Sermon Illustrations
New Christian Encounters a Church’s Hospitality
In her book entitled Mudhouse Sabbath, Lauren Winner shares about her first encounter with Christian hospitality:
Few situations make me as uncomfortable as being a newcomer in a church where I know nothing and no one. Everyone else knows when to stand and sit and bow and smile, and everyone else has someone to talk to during coffee hour, and there I stand, awkward and ill at ease, my inner introvert yelling at me to go home and curl up with a novel … .

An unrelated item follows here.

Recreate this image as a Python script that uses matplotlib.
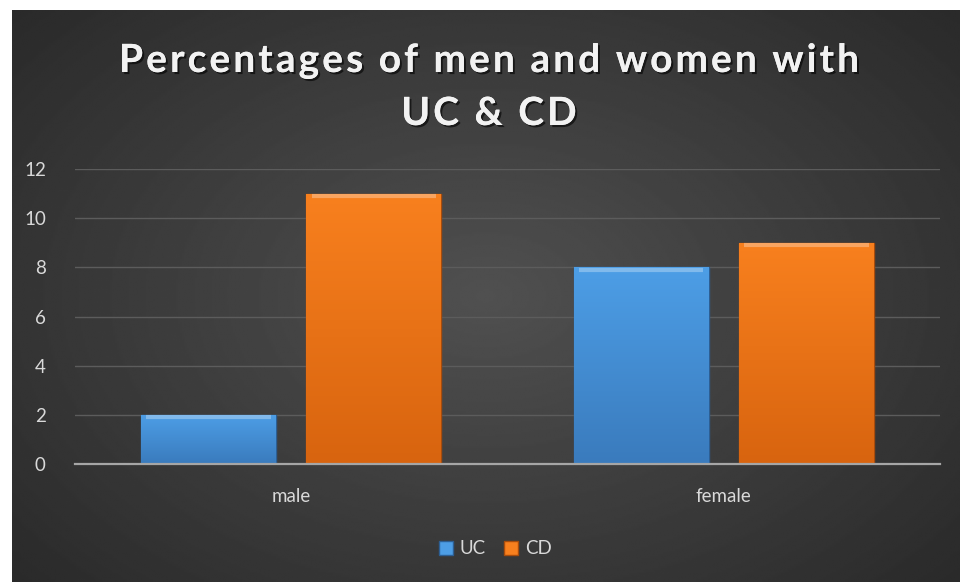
import matplotlib
matplotlib.use("Agg")
import matplotlib.pyplot as plt
import matplotlib.patheffects as pe
from matplotlib.patches import Patch
from matplotlib.colors import LinearSegmentedColormap
from matplotlib.font_manager import FontProperties
import numpy as np

categories = ["male", "female"]
series_names = ["UC", "CD"]
uc_values = [2, 8]
cd_values = [11, 9]
y_ticks = [0, 2, 4, 6, 8, 10, 12]
title_lines = ["Percentages of men and women with", "UC & CD"]

plt.rcParams["font.family"] = ["Lato", "DejaVu Sans"]

W, H = 960, 582
fig = plt.figure(figsize=(W / 100, H / 100), dpi=100)
fig.patch.set_facecolor("white")

# dark radial background of the chart area
bg = fig.add_axes([12 / W, 0, (W - 12) / W, (H - 10) / H], zorder=0)
yy, xx = np.mgrid[-1:1:300j, -1:1:500j]
r = np.sqrt(xx ** 2 + (yy * 0.9) ** 2) / np.sqrt(1 + 0.81)
shade = 0.315 - 0.15 * r
bg.imshow(shade, cmap="gray", vmin=0, vmax=1, aspect="auto",
          extent=[0, 1, 0, 1], interpolation="bilinear")
bg.set_axis_off()

ax = fig.add_axes([75 / W, (H - 464) / H, 865 / W, 295 / H], zorder=1)
ax.patch.set_alpha(0)

x = np.arange(len(categories))
width = 0.312
offset = 0.191
colors = {"UC": ("#4d9ee6", "#3a7bbd", "#2d5f94"),
          "CD": ("#f8801e", "#d8640f", "#a84c0c")}

for vals, name, dx in [(uc_values, "UC", -offset), (cd_values, "CD", offset)]:
    top, bottom, edge = colors[name]
    bars = ax.bar(x + dx, vals, width, color=top, edgecolor=edge,
                  linewidth=1.0, zorder=3)
    cmap = LinearSegmentedColormap.from_list(name, [bottom, top])
    for b in bars:
        x0, y0 = b.get_x(), b.get_y()
        grad = np.linspace(0, 1, 100).reshape(-1, 1)
        im = ax.imshow(grad, cmap=cmap, origin="lower", aspect="auto",
                       extent=[x0, x0 + b.get_width(), y0, y0 + b.get_height()],
                       zorder=3.1)
        im.set_clip_path(b)
        # bevel highlight on top
        ax.plot([x0 + 0.012, x0 + b.get_width() - 0.012],
                [b.get_height() - 0.1, b.get_height() - 0.1],
                color="white", alpha=0.3, lw=3, zorder=3.2,
                solid_capstyle="butt")

ax.set_xlim(-0.5, len(categories) - 0.5)
ax.set_ylim(0, 12)
ax.set_yticks(y_ticks)
ax.set_xticks(x)
ax.set_xticklabels(categories)
ax.grid(axis="y", color="#5c5c5c", linewidth=1.0, zorder=0)
ax.set_axisbelow(True)
for s in ["top", "right", "left"]:
    ax.spines[s].set_visible(False)
ax.spines["bottom"].set_color("#a6a6a6")
ax.spines["bottom"].set_linewidth(1.6)
ax.spines["bottom"].set_zorder(4)
ax.tick_params(axis="y", length=0, pad=21, labelsize=13.5, labelcolor="#d9d9d9")
ax.tick_params(axis="x", length=0, pad=17, labelsize=13.5, labelcolor="#d9d9d9")

# title with letter spacing, drawn char by char
renderer = fig.canvas.get_renderer()
tprop = FontProperties(family="Lato", weight="bold", size=28)


def text_w(s):
    return renderer.get_text_width_height_descent(s, tprop, ismath=False)[0]


def advance(s):
    return text_w(s + "l") - text_w("l")


base_w = advance(title_lines[0])
spacing = (740 - base_w) / (len(title_lines[0]) - 1)
shadow = [pe.withSimplePatchShadow(offset=(1.5, -1.5), shadow_rgbFace="black", alpha=0.6),
          pe.Normal()]
for line, base_y in zip(title_lines, [72, 125]):
    total = advance(line) + spacing * (len(line) - 1)
    x_start = 489 - total / 2
    for i, ch in enumerate(line):
        if ch == " ":
            continue
        px = x_start + advance(line[:i]) + i * spacing
        fig.text(px / W, 1 - base_y / H, ch, ha="left", va="baseline",
                 fontproperties=tprop, color="#f2f2f2", path_effects=shadow)

handles = [Patch(facecolor=colors[n][0], edgecolor=colors[n][2]) for n in series_names]
leg = fig.legend(handles, series_names, loc="center", bbox_to_anchor=(495 / W, 1 - 549 / H),
                 ncol=2, frameon=False, fontsize=13.5, handlelength=0.75, handleheight=0.75,
                 handletextpad=0.35, columnspacing=1.0, labelcolor="#d9d9d9")

fig.savefig("out.png", dpi=100)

That was how it was my second Sunday in Charlottesville. I was at Christ Church, where I knew exactly two people. (One of them was my mother, and what single woman wants to get stuck at coffee hour eating donut holes with her mom?) After the service ended, I managed to silence my introvert long enough to introduce myself to a couple sitting in the pew behind me. "Hi," they said. "So pleased to meet you." I complimented the wife's shoes, the husband asked if I enjoyed the sermon, and then they said, "If you don't have plans for the Fourth of July, please come to our party."
Growing up Jewish, Winner had already experienced hospitality in Judaism, known by the Hebrew phrase hachnassat orchim, or "bringing in the guests." Now, as a new Christian, these simple expressions of hospitality became almost commonplace. As a result, she quickly learned what the church was supposed to look like: a community of people practicing hospitality towards guests, strangers, outsiders, and the poor and vulnerable.